Aufbruch der Flüchtlinge
Asylbewerber aus ganz Deutschland wollen am Wochenende in Würzburg zwei Protestzüge nach Berlin starten
»Würzburg, Bamberg, Augsburg, Düsseldorf, Berlin. Alle Flüchtlingsheime schließen«, heißt es auf einem Transparent, das an einem weißen Zelt am Berliner Heinrichplatz hängt. Dort harren seit mehreren Wochen Flüchtlinge aus Berlin und Brandenburg Tag und Nacht aus, um für die Durchsetzung ihrer Rechte zu demonstrieren. »Wir sind Teil einer Protestbewegung, die sich aus den Lagerunterkünften über ganz Deutschland ausgebreitet hat«, erklärte ein Aktivist gegenüber »nd«. Tatsächlich sorgten einige spektakuläre Aktionen in den letzten Monaten bundesweit für Schlagzeilen, wurden aber nicht als Ausdruck einer neuen bundesweiten Flüchtlingsorganisation wahrgenommen.
Der Streik der Asylbewerber hatte am 18. März in Würzburg begonnen. Seither campieren sie dort in der Innenstadt, mehrmals waren sie seither auch in den Hungerstreik getreten, teilweise mit zugenähten Lippen. Nun wollen Asylbewerber aus ganz Deutschland von Würzburg aus nach Berlin aufbrechen. Am Sonnabend will sich eine Flüchtlingsgruppe zu Fuß auf den Weg in die Bundeshauptstadt begeben. Die zweite Gruppe toure mit einem Bus eine längere Route quer durch Deutschland, teilen die Organisatoren mit. Beide Protestzüge sollen Mitte Oktober an ihrem Ziel ankommen.
Der Fußmarsch führt die Flüchtlinge von Würzburg aus über mehrere Stationen durch Bayern und Thüringen, über Sachsen, Sachsen-Anhalt, Brandenburg nach Berlin. Dabei sollen sich Bewohner von am Weg liegenden Asylbewerberheimen dem Protestmarsch anschließen. Die Busroute führt über Hessen, Rheinland-Pfalz, Nordrhein-Westfalen, Niedersachsen, Sachsen-Anhalt und Brandenburg nach Berlin. Auf beiden Touren sind über 20 Stationen geplant, an denen auch demonstriert werden soll.
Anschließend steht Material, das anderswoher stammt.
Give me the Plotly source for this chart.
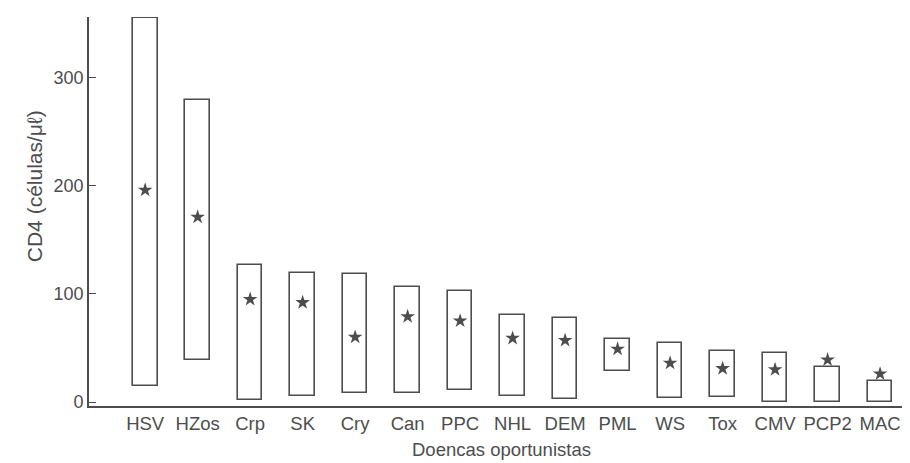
import plotly.graph_objects as go

categories = ["HSV", "HZos", "Crp", "SK", "Cry", "Can", "PPC", "NHL", "DEM",
              "PML", "WS", "Tox", "CMV", "PCP2", "MAC"]
low_values = [15, 39, 2, 6, 8, 8, 11, 6, 3, 29, 4, 5, 0, 0, 0]
high_values = [355, 279, 127, 119, 118, 106, 103, 80, 78, 58, 55, 47, 45, 32, 19]
median_values = [196, 171, 95, 92, 60, 79, 75, 59, 57, 49, 36, 31, 30, 39, 26]
y_ticks = [0, 100, 200, 300]
y_title = "CD4 (células/μℓ)"
x_title = "Doencas oportunistas"

positions = list(range(len(categories)))
ink = "#4d4d4d"
font_family = "Liberation Sans, Arial, Helvetica, sans-serif"

# the page body has an 8px margin, so the figure is sized/offset to compensate
fig_w, fig_h = 902, 455

fig = go.Figure()
fig.add_trace(go.Bar(
    x=positions,
    y=[h - l for h, l in zip(high_values, low_values)],
    base=low_values,
    width=0.47,
    marker=dict(color="white", line=dict(color=ink, width=1.6)),
    showlegend=False,
    hoverinfo="skip",
))
fig.add_trace(go.Scatter(
    x=positions,
    y=median_values,
    mode="markers",
    marker=dict(symbol="star", size=11, color=ink, line=dict(width=0)),
    showlegend=False,
))

fig.update_layout(
    width=fig_w, height=fig_h,
    margin=dict(l=81, r=0, t=9, b=57),
    paper_bgcolor="white",
    plot_bgcolor="white",
    font=dict(family=font_family, color=ink, size=17),
    bargap=0,
    xaxis=dict(
        range=[-1.07, 14.57],
        tickvals=positions,
        ticktext=categories,
        showgrid=False, zeroline=False,
        showline=True, linecolor=ink, linewidth=1.6,
        ticks="", tickfont=dict(size=18.5, color=ink),
        automargin=False,
    ),
    yaxis=dict(
        range=[-3.7, 356],
        tickvals=y_ticks,
        showgrid=False, zeroline=False,
        showline=True, linecolor=ink, linewidth=1.6,
        ticks="inside", ticklen=7, tickcolor=ink, tickwidth=1.4,
        tickfont=dict(size=18, color=ink),
        automargin=False,
    ),
    annotations=[
        dict(text=y_title, xref="paper", yref="paper", x=-0.067, y=0.565,
             xanchor="center", yanchor="middle", textangle=-90, showarrow=False,
             font=dict(size=21, color=ink)),
        dict(text=x_title, xref="paper", yref="paper", x=0.5026, y=-0.145,
             xanchor="center", yanchor="bottom", showarrow=False,
             font=dict(size=18.5, color=ink)),
    ],
)

fig.write_html("out.html")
Die Forderungen der Flüchtlinge richten sich gegen all die Maßnahmen, die ein Protestteilnehmer als »Erniedrigungsmaschinerie« bezeichnet: Essenspakete, Arbeitsverbot, Gutscheine, Lagerunterkünfte, Abschiebungen und Residenzpflicht. Diese Auflage verbietet es Flüchtlingen, den ihnen von den Ausländerbehörden zugewiesenen Landkreis zu verlassen. Die Betroffenen sehen darin nicht nur ihr Recht auf Bewegungsfreiheit, sondern auch die Möglichkeiten eingeschränkt, sich politisch zu engagieren. So waren die öffentlichkeitswirksamen Proteste der letzten Monate nur möglich, weil sich Flüchtlinge über die Residenzpflicht hinwegsetzten und Verhaftungen und Geldstrafen in Kauf nahmen.
In Würzburg nahm die Polizei am Donnerstag mit dieser Begründung den Sprecher der Bewegung Ashkan Khorasani fest. Der Iraner protestierte dort bereits seit dem 19. März und verstieß damit gegen die Residenzpflicht. Die Flüchtlinge werten die Verhaftung kurz vor dem Beginn des Protestmarsches deshalb als »klare Schikane« und Versuch, den Protest zu unterdrücken. Der Marsch soll ein Höhepunkt, aber kein Ende des Flüchtlingsaufbruchs sein. »In den letzten Monaten haben sich in vielen Flüchtlingsheimen Komitees gebildet, in denen sich die Betroffenen selber organisieren«, kündigt ein Aktivist weitere Proteste für ein menschenwürdiges Leben an.